__PROVIDED MATERIAL__.

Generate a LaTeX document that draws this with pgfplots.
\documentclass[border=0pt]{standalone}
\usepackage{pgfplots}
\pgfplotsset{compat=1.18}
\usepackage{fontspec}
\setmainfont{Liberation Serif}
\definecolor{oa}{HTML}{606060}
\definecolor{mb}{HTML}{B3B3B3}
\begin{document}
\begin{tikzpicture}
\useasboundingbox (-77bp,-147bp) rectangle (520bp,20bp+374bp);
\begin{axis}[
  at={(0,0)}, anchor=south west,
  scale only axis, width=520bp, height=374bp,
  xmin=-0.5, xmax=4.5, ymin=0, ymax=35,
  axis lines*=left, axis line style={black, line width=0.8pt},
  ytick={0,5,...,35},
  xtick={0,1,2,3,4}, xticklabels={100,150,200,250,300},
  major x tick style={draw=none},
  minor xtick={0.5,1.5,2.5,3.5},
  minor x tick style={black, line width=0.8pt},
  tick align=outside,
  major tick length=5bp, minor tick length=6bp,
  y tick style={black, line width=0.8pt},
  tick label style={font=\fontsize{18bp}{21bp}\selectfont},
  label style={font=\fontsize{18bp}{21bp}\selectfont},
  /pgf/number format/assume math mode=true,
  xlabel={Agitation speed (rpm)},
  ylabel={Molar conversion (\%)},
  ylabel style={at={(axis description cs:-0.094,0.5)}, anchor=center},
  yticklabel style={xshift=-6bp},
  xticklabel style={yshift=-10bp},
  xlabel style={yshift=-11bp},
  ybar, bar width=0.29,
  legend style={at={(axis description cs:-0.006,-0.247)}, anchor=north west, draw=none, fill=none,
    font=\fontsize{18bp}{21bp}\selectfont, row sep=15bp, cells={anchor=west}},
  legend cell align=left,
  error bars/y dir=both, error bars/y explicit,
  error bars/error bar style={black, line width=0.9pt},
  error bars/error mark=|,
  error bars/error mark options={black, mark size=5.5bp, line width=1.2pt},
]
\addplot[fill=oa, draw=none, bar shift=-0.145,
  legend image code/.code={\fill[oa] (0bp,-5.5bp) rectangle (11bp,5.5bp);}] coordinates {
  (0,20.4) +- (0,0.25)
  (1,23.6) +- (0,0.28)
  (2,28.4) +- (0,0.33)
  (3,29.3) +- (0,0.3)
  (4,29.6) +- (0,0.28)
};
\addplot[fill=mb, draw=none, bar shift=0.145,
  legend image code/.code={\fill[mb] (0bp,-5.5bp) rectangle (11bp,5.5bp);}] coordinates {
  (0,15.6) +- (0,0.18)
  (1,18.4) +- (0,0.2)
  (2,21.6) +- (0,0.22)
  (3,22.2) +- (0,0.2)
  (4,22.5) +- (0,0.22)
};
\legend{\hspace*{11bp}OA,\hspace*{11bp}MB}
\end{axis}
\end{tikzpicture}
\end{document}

__STATED GOAL__. Quote the data above in full, changing nothing.

__WRITTEN SOLUTION__.
Generate a LaTeX document that draws this with pgfplots.
\documentclass[border=0pt]{standalone}
\usepackage{pgfplots}
\pgfplotsset{compat=1.18}
\usepackage{fontspec}
\setmainfont{Liberation Serif}
\definecolor{oa}{HTML}{606060}
\definecolor{mb}{HTML}{B3B3B3}
\begin{document}
\begin{tikzpicture}
\useasboundingbox (-77bp,-147bp) rectangle (520bp,20bp+374bp);
\begin{axis}[
  at={(0,0)}, anchor=south west,
  scale only axis, width=520bp, height=374bp,
  xmin=-0.5, xmax=4.5, ymin=0, ymax=35,
  axis lines*=left, axis line style={black, line width=0.8pt},
  ytick={0,5,...,35},
  xtick={0,1,2,3,4}, xticklabels={100,150,200,250,300},
  major x tick style={draw=none},
  minor xtick={0.5,1.5,2.5,3.5},
  minor x tick style={black, line width=0.8pt},
  tick align=outside,
  major tick length=5bp, minor tick length=6bp,
  y tick style={black, line width=0.8pt},
  tick label style={font=\fontsize{18bp}{21bp}\selectfont},
  label style={font=\fontsize{18bp}{21bp}\selectfont},
  /pgf/number format/assume math mode=true,
  xlabel={Agitation speed (rpm)},
  ylabel={Molar conversion (\%)},
  ylabel style={at={(axis description cs:-0.094,0.5)}, anchor=center},
  yticklabel style={xshift=-6bp},
  xticklabel style={yshift=-10bp},
  xlabel style={yshift=-11bp},
  ybar, bar width=0.29,
  legend style={at={(axis description cs:-0.006,-0.247)}, anchor=north west, draw=none, fill=none,
    font=\fontsize{18bp}{21bp}\selectfont, row sep=15bp, cells={anchor=west}},
  legend cell align=left,
  error bars/y dir=both, error bars/y explicit,
  error bars/error bar style={black, line width=0.9pt},
  error bars/error mark=|,
  error bars/error mark options={black, mark size=5.5bp, line width=1.2pt},
]
\addplot[fill=oa, draw=none, bar shift=-0.145,
  legend image code/.code={\fill[oa] (0bp,-5.5bp) rectangle (11bp,5.5bp);}] coordinates {
  (0,20.4) +- (0,0.25)
  (1,23.6) +- (0,0.28)
  (2,28.4) +- (0,0.33)
  (3,29.3) +- (0,0.3)
  (4,29.6) +- (0,0.28)
};
\addplot[fill=mb, draw=none, bar shift=0.145,
  legend image code/.code={\fill[mb] (0bp,-5.5bp) rectangle (11bp,5.5bp);}] coordinates {
  (0,15.6) +- (0,0.18)
  (1,18.4) +- (0,0.2)
  (2,21.6) +- (0,0.22)
  (3,22.2) +- (0,0.2)
  (4,22.5) +- (0,0.22)
};
\legend{\hspace*{11bp}OA,\hspace*{11bp}MB}
\end{axis}
\end{tikzpicture}
\end{document}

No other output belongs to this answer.